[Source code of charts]
%%

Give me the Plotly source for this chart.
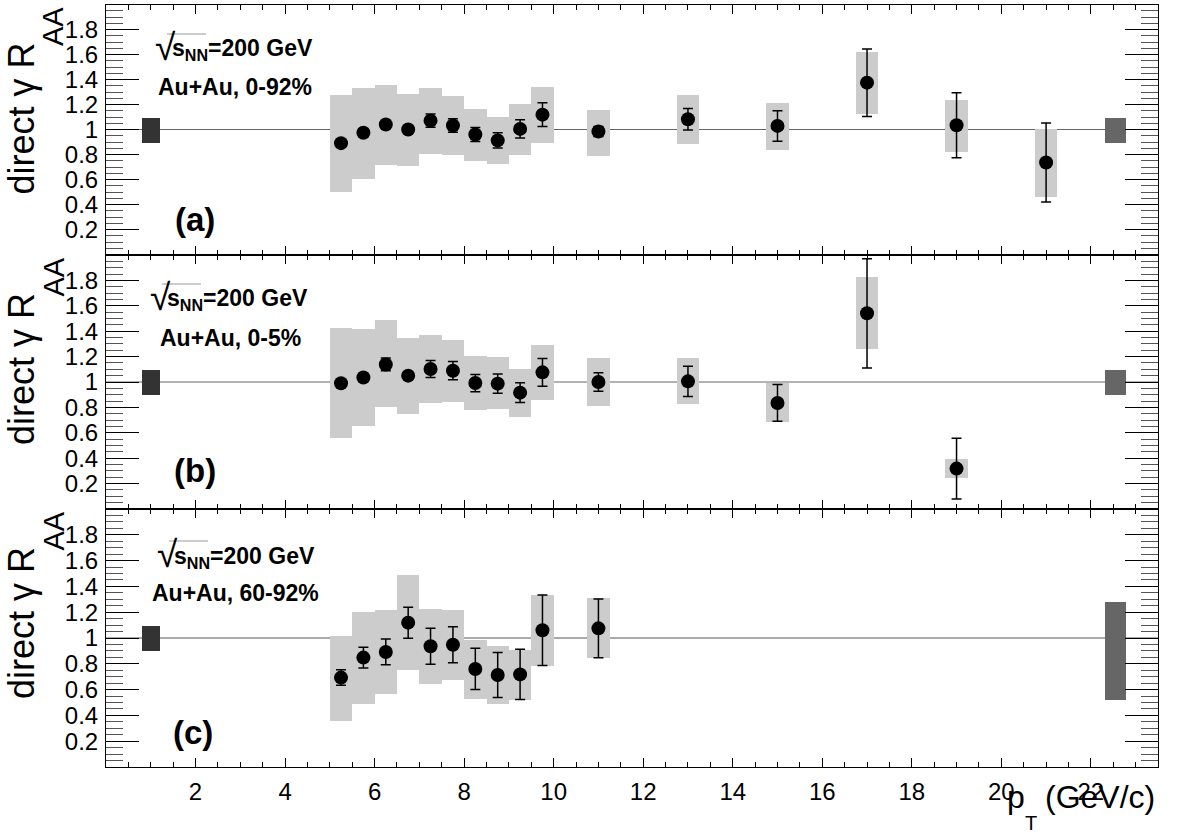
import plotly.graph_objects as go

# ---------------- data ----------------
pt_a = [5.25, 5.75, 6.25, 6.75, 7.25, 7.75, 8.25, 8.75, 9.25, 9.75, 11, 13, 15, 17, 19, 21]
raa_a = [0.891, 0.974, 1.04, 1.0, 1.071, 1.032, 0.96, 0.913, 1.005, 1.119, 0.984, 1.082, 1.029, 1.375, 1.034, 0.736]
stat_a = [0.03, 0.03, 0.03, 0.03, 0.053, 0.055, 0.056, 0.06, 0.073, 0.095, 0.04, 0.086, 0.122, 0.27, 0.26, 0.316]
sys_lo_a = [0.508, 0.611, 0.722, 0.714, 0.807, 0.802, 0.754, 0.725, 0.799, 0.90, 0.794, 0.889, 0.844, 1.125, 0.828, 0.463]
sys_hi_a = [1.277, 1.336, 1.36, 1.286, 1.336, 1.273, 1.172, 1.106, 1.212, 1.341, 1.164, 1.278, 1.214, 1.627, 1.238, 1.01]

pt_b = [5.25, 5.75, 6.25, 6.75, 7.25, 7.75, 8.25, 8.75, 9.25, 9.75, 11, 13, 15, 17, 19]
raa_b = [0.99, 1.036, 1.138, 1.05, 1.102, 1.089, 0.992, 0.987, 0.916, 1.076, 1.0, 1.005, 0.835, 1.541, 0.318]
stat_b = [0.03, 0.03, 0.05, 0.03, 0.067, 0.072, 0.068, 0.076, 0.078, 0.11, 0.073, 0.12, 0.145, 0.43, 0.24]
sys_lo_b = [0.563, 0.65, 0.80, 0.749, 0.832, 0.84, 0.777, 0.785, 0.725, 0.861, 0.812, 0.827, 0.683, 1.256, 0.244]
sys_hi_b = [1.426, 1.42, 1.49, 1.345, 1.371, 1.334, 1.206, 1.196, 1.104, 1.29, 1.188, 1.188, 0.989, 1.824, 0.391]

pt_c = [5.25, 5.75, 6.25, 6.75, 7.25, 7.75, 8.25, 8.75, 9.25, 9.75, 11]
raa_c = [0.693, 0.848, 0.892, 1.119, 0.936, 0.948, 0.76, 0.713, 0.718, 1.06, 1.075]
stat_c = [0.06, 0.08, 0.1, 0.12, 0.14, 0.14, 0.16, 0.175, 0.195, 0.273, 0.228]
sys_lo_c = [0.357, 0.488, 0.569, 0.75, 0.641, 0.677, 0.53, 0.488, 0.517, 0.786, 0.848]
sys_hi_c = [1.018, 1.2, 1.22, 1.486, 1.228, 1.215, 0.982, 0.941, 0.91, 1.333, 1.308]

# normalisation uncertainty boxes (left: x=1, right: x=22.55)
norm_left_x = [1.0]
norm_right_x = [22.55]
norm_left_lo = [0.90, 0.90, 0.902]
norm_left_hi = [1.095, 1.094, 1.093]
norm_right_lo = [0.90, 0.898, 0.52]
norm_right_hi = [1.095, 1.094, 1.28]

centralities = ["0-92%", "0-5%", "60-92%"]
panel_tags = ["(a)", "(b)", "(c)"]

x_tick_vals = [2, 4, 6, 8, 10, 12, 14, 16, 18, 20, 22]
y_tick_vals = [0.2, 0.4, 0.6, 0.8, 1.0, 1.2, 1.4, 1.6, 1.8]
y_tick_text = ["0.2", "0.4", "0.6", "0.8", "1", "1.2", "1.4", "1.6", "1.8"]

# ---------------- layout geometry ----------------
W, H = 1182, 836
ML, MR, MT, MB = 106, 24, 4, 69
PW = W - ML - MR
PH = H - MT - MB
panel_px = [(4.5, 254.5), (255, 509), (509, 767)]  # top, bottom pixel of each panel


def px_x(px):
    return (px - ML) / PW


def px_y(py):
    return (H - MB - py) / PH


FONT = "Liberation Sans, Arial, Helvetica, sans-serif"

fig = go.Figure()

panels = [
    (pt_a, raa_a, stat_a, sys_lo_a, sys_hi_a),
    (pt_b, raa_b, stat_b, sys_lo_b, sys_hi_b),
    (pt_c, raa_c, stat_c, sys_lo_c, sys_hi_c),
]

for i, (pt, raa, stat, lo, hi) in enumerate(panels):
    xa = "x" if i == 0 else f"x{i+1}"
    ya = "y" if i == 0 else f"y{i+1}"
    fig.add_trace(go.Bar(x=pt, y=[h - l for h, l in zip(hi, lo)], base=lo, width=0.5,
                         marker=dict(color="#cccccc", line=dict(width=0)),
                         xaxis=xa, yaxis=ya, showlegend=False, hoverinfo="skip"))
    fig.add_trace(go.Bar(x=norm_left_x, y=[norm_left_hi[i] - norm_left_lo[i]], base=[norm_left_lo[i]],
                         width=0.4, marker=dict(color="#333333", line=dict(width=0)),
                         xaxis=xa, yaxis=ya, showlegend=False, hoverinfo="skip"))
    fig.add_trace(go.Bar(x=norm_right_x, y=[norm_right_hi[i] - norm_right_lo[i]], base=[norm_right_lo[i]],
                         width=0.45, marker=dict(color="#666666", line=dict(width=0)),
                         xaxis=xa, yaxis=ya, showlegend=False, hoverinfo="skip"))
    fig.add_trace(go.Scatter(x=pt, y=raa, mode="markers",
                             marker=dict(color="black", size=14, symbol="circle"),
                             error_y=dict(type="data", array=stat, color="black", thickness=1.5, width=5),
                             xaxis=xa, yaxis=ya, showlegend=False))
    fig.add_shape(type="line", xref=f"{xa} domain", yref=ya, x0=0, x1=1, y0=1, y1=1,
                  line=dict(color="#aaaaaa" if i == 2 else "#666666", width=2 if i == 2 else 1),
                  layer="below")

# ---------------- axes ----------------
domains = [(px_y(b), px_y(t)) for (t, b) in panel_px]
for i in range(3):
    sfx = "" if i == 0 else str(i + 1)
    fig.update_layout(**{
        f"xaxis{sfx}": dict(
            domain=[0, 1], anchor=f"y{sfx}", range=[0, 23.5],
            tickvals=x_tick_vals, ticks="inside", ticklen=9, tickwidth=1, tickcolor="black",
            showline=True, linecolor="black", linewidth=1, mirror="ticks",
            showgrid=False, zeroline=False, showticklabels=(i == 2),
            tickfont=dict(family=FONT, size=24, color="black"), ticklabelstandoff=3,
            minor=dict(dtick=0.5, tick0=0, ticks="inside", ticklen=5, tickcolor="black", showgrid=False),
            matches="x" if i > 0 else None,
        ),
        f"yaxis{sfx}": dict(
            domain=list(domains[i]), anchor=f"x{sfx}", range=[0, 2],
            tickvals=y_tick_vals, ticktext=y_tick_text, ticks="inside", ticklen=33, tickwidth=1,
            tickcolor="black", showline=True, linecolor="black", linewidth=1, mirror="ticks",
            showgrid=False, zeroline=False,
            tickfont=dict(family=FONT, size=24, color="black"), ticklabelstandoff=2,
            minor=dict(dtick=0.05, tick0=0, ticks="inside", ticklen=17, tickcolor="#555555", showgrid=False),
        ),
    })

# ---------------- annotations ----------------
ann = []
sqrt_y = [48, 298, 555]
sqrt_x = [153, 148, 155]
cent_y = [87, 338, 593]
cent_x = [156, 158, 150]
tag_y = [219, 470, 732]
tag_x = [195, 195, 193]
for i in range(3):
    top = panel_px[i][0]
    ann.append(dict(text="√", x=px_x(sqrt_x[i]), y=px_y(sqrt_y[i] - 1), xref="paper", yref="paper",
                    xanchor="left", yanchor="middle", showarrow=False,
                    font=dict(family=FONT, size=37, color="black")))
    ann.append(dict(text="<b>s<sub>NN</sub>=200 GeV</b>", x=px_x(sqrt_x[i] + 17), y=px_y(sqrt_y[i] + 2),
                    xref="paper", yref="paper", xanchor="left", yanchor="middle", showarrow=False,
                    font=dict(family=FONT, size=23, color="black")))
    ann.append(dict(text=f"<b>Au+Au, {centralities[i]}</b>", x=px_x(cent_x[i]), y=px_y(cent_y[i]),
                    xref="paper", yref="paper", xanchor="left", yanchor="middle", showarrow=False,
                    font=dict(family=FONT, size=23, color="black")))
    ann.append(dict(text=f"<b>{panel_tags[i]}</b>", x=px_x(tag_x[i]), y=px_y(tag_y[i]),
                    xref="paper", yref="paper", xanchor="center", yanchor="middle", showarrow=False,
                    font=dict(family=FONT, size=33, color="black")))
    # y-axis title: "direct γ R" with subscript "AA"
    ann.append(dict(text="direct γ R", x=px_x(21), y=px_y(top + 36),
                    xref="paper", yref="paper", xanchor="center", yanchor="top", textangle=-90,
                    showarrow=False, font=dict(family=FONT, size=36, color="black")))
    ann.append(dict(text="AA", x=px_x(53), y=px_y(top + 1),
                    xref="paper", yref="paper", xanchor="center", yanchor="top", textangle=-90,
                    showarrow=False, font=dict(family=FONT, size=29, color="black")))
    fig.add_shape(type="line", xref="paper", yref="paper",
                  x0=px_x(sqrt_x[i] + 14), x1=px_x(sqrt_x[i] + 53),
                  y0=px_y(sqrt_y[i] - 14), y1=px_y(sqrt_y[i] - 14),
                  line=dict(color="#999999", width=1))

# x-axis title: p_T (GeV/c)
ann.append(dict(text="p", x=px_x(1005), y=px_y(797), xref="paper", yref="paper",
                xanchor="left", yanchor="middle", showarrow=False,
                font=dict(family=FONT, size=32, color="black")))
ann.append(dict(text="T", x=px_x(1023), y=px_y(823), xref="paper", yref="paper",
                xanchor="left", yanchor="middle", showarrow=False,
                font=dict(family=FONT, size=20, color="black")))
ann.append(dict(text="(GeV/c)", x=px_x(1157), y=px_y(797), xref="paper", yref="paper",
                xanchor="right", yanchor="middle", showarrow=False,
                font=dict(family=FONT, size=32, color="black")))

fig.update_layout(
    width=W, height=H, margin=dict(l=ML, r=MR, t=MT, b=MB),
    paper_bgcolor="white", plot_bgcolor="white", barmode="overlay", bargap=0,
    annotations=ann, showlegend=False,
)

fig.write_html("out.html")
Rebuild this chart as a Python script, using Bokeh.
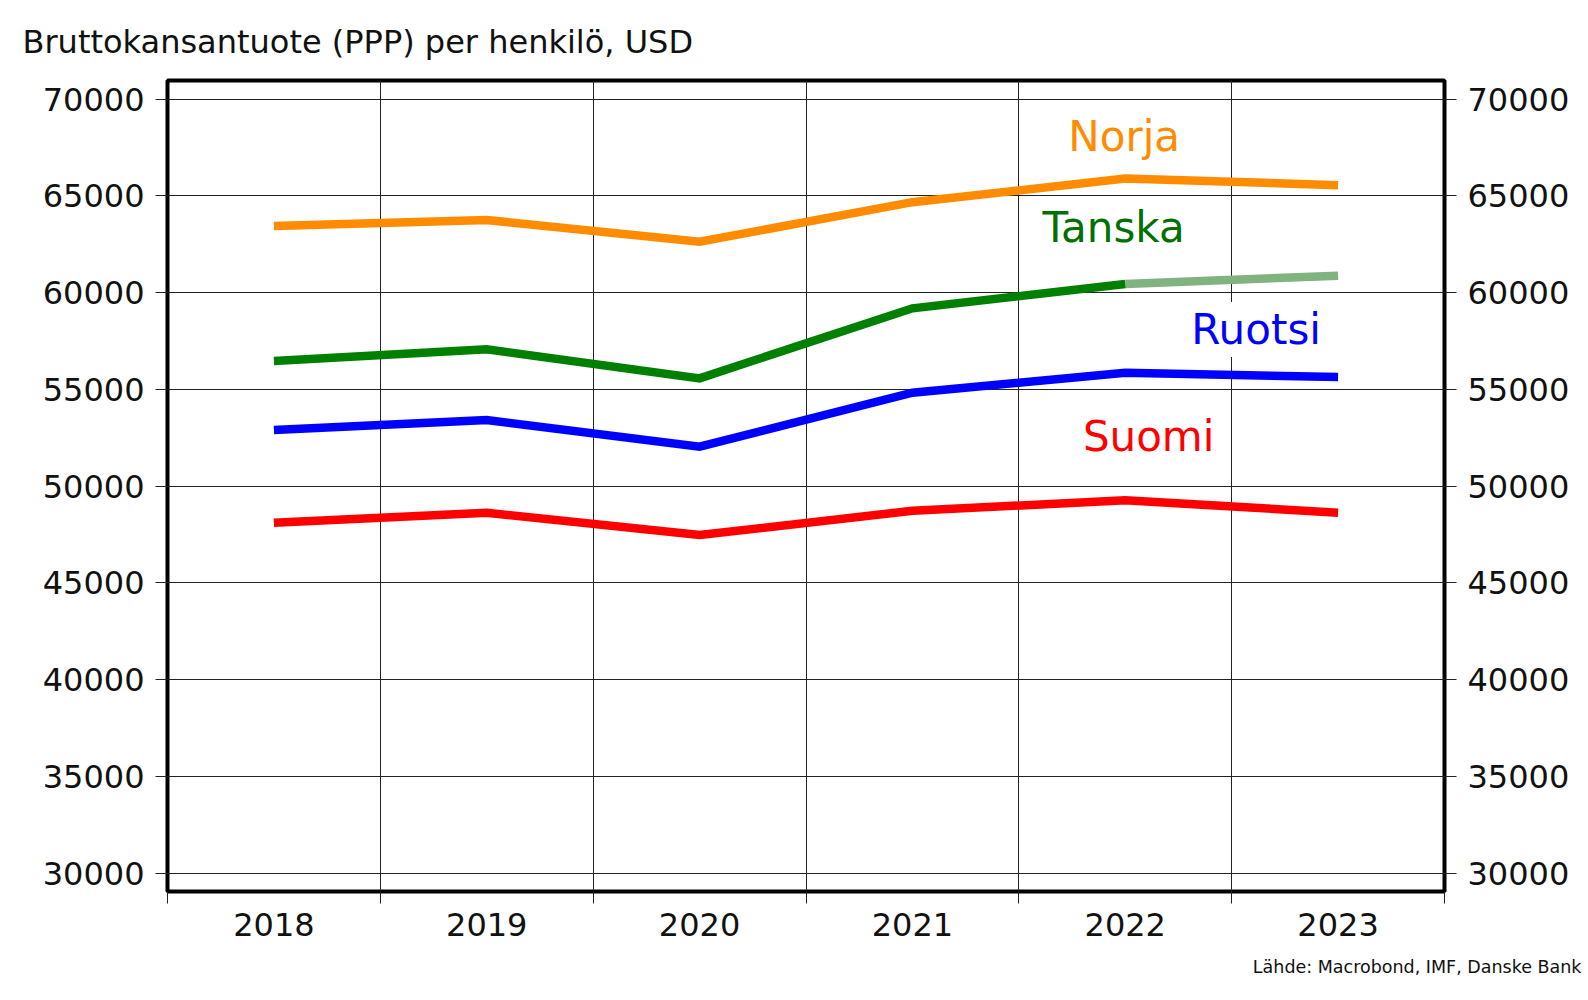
from bokeh.plotting import figure
from bokeh.models import Range1d, FixedTicker, LinearAxis, Label, Title
from bokeh.embed import file_html
from bokeh.resources import INLINE

# ---- data ----
years = [2018, 2019, 2020, 2021, 2022, 2023]
norja = [63450, 63760, 62640, 64680, 65900, 65560]
tanska = [56470, 57075, 55575, 59195, 60450, 60880]
ruotsi = [52900, 53420, 52040, 54830, 55866, 55643]
suomi = [48110, 48627, 47475, 48730, 49270, 48630]
y_ticks = [30000, 35000, 40000, 45000, 50000, 55000, 60000, 65000, 70000]
year_edges = [2017.5, 2018.5, 2019.5, 2020.5, 2021.5, 2022.5, 2023.5]

title_text = "Bruttokansantuote (PPP) per henkilö, USD"
source_text = "Lähde: Macrobond, IMF, Danske Bank"

FONT = "DejaVu Sans"
W, H = 1584, 1000

p = figure(width=W, height=H, output_backend="svg", toolbar_location=None,
           x_range=Range1d(year_edges[0], year_edges[-1]),
           y_range=Range1d(29050, 70970),
           min_border_left=167, min_border_right=W - 1444,
           min_border_top=80, min_border_bottom=H - 891)
p.background_fill_color = "white"
p.border_fill_color = "white"
p.outline_line_color = "black"
p.outline_line_width = 4

# title (above) and source (below)
p.title.text = title_text
p.title.align = "left"
p.title.offset = -145
p.title.standoff = 39
p.title.text_font = FONT
p.title.text_font_size = "32px"
p.title.text_font_style = "normal"
p.title.text_color = "#111111"

src = Title(text=source_text, align="right", offset=-137, standoff=33,
            text_font=FONT, text_font_size="17.5px", text_font_style="normal",
            text_color="#111111")
p.add_layout(src, "below")

# grids
p.xgrid.ticker = FixedTicker(ticks=year_edges[1:-1])
p.ygrid.ticker = FixedTicker(ticks=y_ticks)
for g in (p.xgrid, p.ygrid):
    g.grid_line_color = "#222222"
    g.grid_line_width = 1

# x axis: labels at year centres, ticks at boundaries
xa = p.xaxis[0]
xa.ticker = FixedTicker(ticks=years, minor_ticks=year_edges)
xa.major_tick_line_color = None
xa.major_tick_out = 12
xa.major_tick_in = 0
xa.minor_tick_out = 12
xa.minor_tick_in = 0
xa.minor_tick_line_color = "#222222"
xa.axis_line_color = None
xa.major_label_standoff = 9
xa.major_label_text_font = FONT
xa.major_label_text_font_size = "32px"
xa.major_label_text_color = "#111111"

# y axes, left and right
ya = p.yaxis[0]
ra = LinearAxis()
p.add_layout(ra, "right")
for a in (ya, ra):
    a.ticker = FixedTicker(ticks=y_ticks)
    a.major_tick_out = 12
    a.major_tick_in = 0
    a.minor_tick_line_color = None
    a.major_tick_line_color = "#222222"
    a.axis_line_color = None
    a.major_label_standoff = 11
    a.major_label_text_font = FONT
    a.major_label_text_font_size = "32px"
    a.major_label_text_color = "#111111"

# lines
lw = 8.5
p.line(years, norja, line_color="#ff8c00", line_width=lw, line_join="miter")
p.line(years[4:], tanska[4:], line_color="#80b380", line_width=lw, line_join="miter")
p.line(years[:5], tanska[:5], line_color="#008000", line_width=lw, line_join="miter")
p.line(years, ruotsi, line_color="#0000ff", line_width=lw, line_join="miter")
p.line(years, suomi, line_color="#ff0000", line_width=lw, line_join="miter")

# series labels
def series_label(x, y, text, color):
    lab = Label(x=x, y=y, text=text, text_color=color, text_font=FONT,
                text_font_size="42px", text_align="center",
                text_baseline="alphabetic",
                background_fill_color="white", padding=3)
    p.add_layout(lab)

series_label(2021.995, 68090, "Norja", "#ff8c00")
series_label(2021.945, 63355, "Tanska", "#007000")
series_label(2022.615, 58097, "Ruotsi", "#0000ff")
series_label(2022.11, 52581, "Suomi", "#ff0000")

open("out.html", "w").write(file_html(p, INLINE))
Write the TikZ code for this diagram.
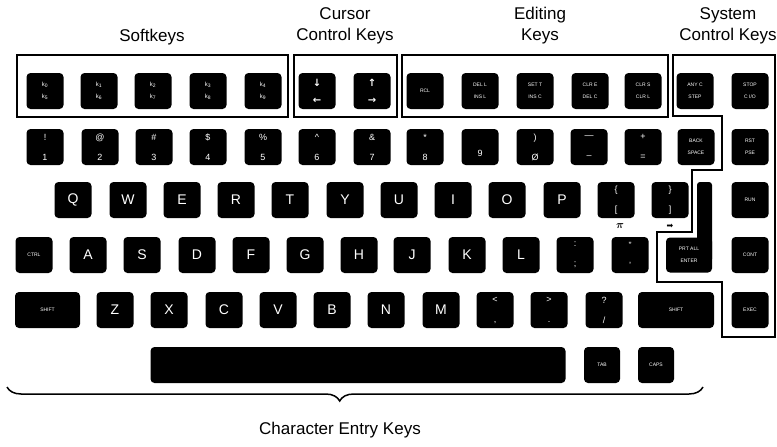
\documentclass[tikz,border=0pt]{standalone}
\usepackage{fontspec}
\setmainfont{Liberation Sans}
\newfontfamily\arrowFont{DejaVu Sans}
\usepackage{bm}
\usetikzlibrary{decorations.pathreplacing}
\tikzset{
    keyCap/.style={fill=black, text=white, rounded corners=4pt, minimum width=37pt,
        minimum height=36pt, inner sep=0pt, align=center},
    letterKey/.style={keyCap, font=\fontsize{14}{14}\selectfont},
    pairKey/.style={keyCap, font=\fontsize{9}{20}\selectfont},
    tinyKey/.style={keyCap, font=\fontsize{5}{12}\selectfont},
    groupBox/.style={draw, line width=1.6pt},
    groupLabel/.style={font=\fontsize{17}{21}\selectfont, align=center},
}

\begin{document}
\begin{tikzpicture}[x=1pt, y=-1pt]
    \useasboundingbox (0,0) rectangle (777,447);

    % GROUP LABELS
    \node[groupLabel] (lblSoft) at (152,37) {Softkeys};
    \node[groupLabel] (lblCursor) at (345,26) {Cursor\\Control Keys};
    \node[groupLabel] (lblEdit) at (540,26) {Editing\\Keys};
    \node[groupLabel] (lblSystem) at (728,26) {System\\Control Keys};

    % GROUP BOXES
    \draw[groupBox] (17,55) rectangle (288,117);
    \draw[groupBox] (294,55) rectangle (397,117);
    \draw[groupBox] (402,55) rectangle (668,117);
    \draw[groupBox] (673,55) -- (775,55) -- (775,337) -- (722,337) -- (722,282)
        -- (657,282) -- (657,232) -- (692,232) -- (692,170) -- (722,170)
        -- (722,116) -- (673,116) -- cycle;

    % TOP ROW: SOFTKEYS, CURSOR, EDITING, SYSTEM
    \foreach \x/\up/\lo [count=\i] in {45/0/5, 99/1/6, 153/2/7, 208/3/8, 263/4/9}
        \node[tinyKey, font=\fontsize{6}{12}\selectfont] (soft\i) at (\x,91)
            {k\textsubscript{\up}\\k\textsubscript{\lo}};
    \node[keyCap, font=\arrowFont\bfseries\fontsize{10}{17}\selectfont] (curDown) at (317,91) {↓\\←};
    \node[keyCap, font=\arrowFont\bfseries\fontsize{10}{17}\selectfont] (curUp) at (372,91) {↑\\→};
    \node[tinyKey] (editRcl) at (425,91) {RCL};
    \foreach \x/\up/\lo [count=\i] in {480/DEL L/INS L, 535/SET T/INS C, 590/CLR E/DEL C, 643/CLR S/CLR L}
        \node[tinyKey] (edit\i) at (\x,91) {\up\\\lo};
    \node[tinyKey] (sysStep) at (695,91) {ANY C\\STEP};
    \node[tinyKey] (sysStop) at (750,91) {STOP\\C I/O};

    % NUMBER ROW
    \foreach \x/\up/\lo [count=\i] in {45/!/1, 100/@/2, 154/\#/3, 208/\$/4, 263/\%/5,
        317/\^{}/6, 372/\&/7, 425/*/8, 480/~/9, 535/)/Ø, 589/—/–, 643/+/=}
        \node[pairKey] (num\i) at (\x,147) {\up\\\lo};
    \node[tinyKey] (backSpace) at (696,147) {BACK\\SPACE};
    \node[tinyKey] (sysReset) at (750,147) {RST\\PSE};

    % LETTER ROW Q-P
    \foreach \x/\l in {73/Q, 128/W, 182/E, 236/R, 290/T, 345/Y, 399/U, 453/I, 507/O, 562/P}
        \node[letterKey] (key\l) at (\x,200) {\l};
    \node[pairKey] (keyLBrack) at (616,200) {\{\\{[}};
    \node[pairKey] (keyRBrack) at (670,200) {\}\\{]}};
    \node[tinyKey] (sysRun) at (750,200) {RUN};
    \node[font=\fontsize{11}{11}\selectfont] (piMark) at (620,226) {$\bm{\pi}$};
    \node[font=\arrowFont\fontsize{8}{8}\selectfont] (arrowMark) at (670,226) {➡};

    % LETTER ROW A-L
    \node[tinyKey] (keyCtrl) at (34,255) {CTRL};
    \foreach \x/\l in {88/A, 142/S, 197/D, 251/F, 305/G, 359/H, 412/J, 467/K, 521/L}
        \node[letterKey] (key\l) at (\x,255) {\l};
    \node[pairKey] (keySemi) at (575,255) {:\\;};
    \node[pairKey] (keyQuote) at (630,255) {"\\'};
    \fill[rounded corners=3pt] (697,182) rectangle (712,262);
    \node[tinyKey, minimum width=46pt, minimum height=35pt] (keyEnter) at (689,255) {PRT ALL\\ENTER};
    \node[tinyKey] (sysCont) at (750,255) {CONT};

    % LETTER ROW Z-M
    \node[tinyKey, minimum width=65pt] (shiftLeft) at (47.5,310) {SHIFT};
    \foreach \x/\l in {115/Z, 169/X, 224/C, 278/V, 332/B, 386/N, 441/M}
        \node[letterKey] (key\l) at (\x,310) {\l};
    \foreach \x/\up/\lo [count=\i] in {495/</{,}, 549/>/., 604/?/{/}}
        \node[pairKey] (punct\i) at (\x,310) {\up\\\lo};
    \node[tinyKey, minimum width=76pt] (shiftRight) at (676,310) {SHIFT};
    \node[tinyKey] (sysExec) at (750,310) {EXEC};

    % SPACE ROW
    \node[keyCap, minimum width=415pt] (spaceBar) at (358,365) {};
    \node[tinyKey, minimum width=36pt] (keyTab) at (602,365) {TAB};
    \node[tinyKey, minimum width=36pt] (keyCaps) at (656,365) {CAPS};

    % CHARACTER ENTRY BRACE
    \coordinate (braceStart) at (7,387);
    \coordinate (braceEnd) at (703,387);
    \draw[decorate, decoration={brace, amplitude=14pt, aspect=0.478, mirror}, line width=1.5pt]
        (braceStart) -- (braceEnd);
    \node[groupLabel] (lblChar) at (340,430) {Character Entry Keys};

\end{tikzpicture}
\end{document}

%%

▶ _WRITTEN TASK_
Pictures excluded, repeat exactly the lines from the top of the material through the line with "0.989, 1.824, 0.391]", including both of those lines.

▶ _ANSWER IN FULL_
Give me the Plotly source for this chart.
import plotly.graph_objects as go

# ---------------- data ----------------
pt_a = [5.25, 5.75, 6.25, 6.75, 7.25, 7.75, 8.25, 8.75, 9.25, 9.75, 11, 13, 15, 17, 19, 21]
raa_a = [0.891, 0.974, 1.04, 1.0, 1.071, 1.032, 0.96, 0.913, 1.005, 1.119, 0.984, 1.082, 1.029, 1.375, 1.034, 0.736]
stat_a = [0.03, 0.03, 0.03, 0.03, 0.053, 0.055, 0.056, 0.06, 0.073, 0.095, 0.04, 0.086, 0.122, 0.27, 0.26, 0.316]
sys_lo_a = [0.508, 0.611, 0.722, 0.714, 0.807, 0.802, 0.754, 0.725, 0.799, 0.90, 0.794, 0.889, 0.844, 1.125, 0.828, 0.463]
sys_hi_a = [1.277, 1.336, 1.36, 1.286, 1.336, 1.273, 1.172, 1.106, 1.212, 1.341, 1.164, 1.278, 1.214, 1.627, 1.238, 1.01]

pt_b = [5.25, 5.75, 6.25, 6.75, 7.25, 7.75, 8.25, 8.75, 9.25, 9.75, 11, 13, 15, 17, 19]
raa_b = [0.99, 1.036, 1.138, 1.05, 1.102, 1.089, 0.992, 0.987, 0.916, 1.076, 1.0, 1.005, 0.835, 1.541, 0.318]
stat_b = [0.03, 0.03, 0.05, 0.03, 0.067, 0.072, 0.068, 0.076, 0.078, 0.11, 0.073, 0.12, 0.145, 0.43, 0.24]
sys_lo_b = [0.563, 0.65, 0.80, 0.749, 0.832, 0.84, 0.777, 0.785, 0.725, 0.861, 0.812, 0.827, 0.683, 1.256, 0.244]
sys_hi_b = [1.426, 1.42, 1.49, 1.345, 1.371, 1.334, 1.206, 1.196, 1.104, 1.29, 1.188, 1.188, 0.989, 1.824, 0.391]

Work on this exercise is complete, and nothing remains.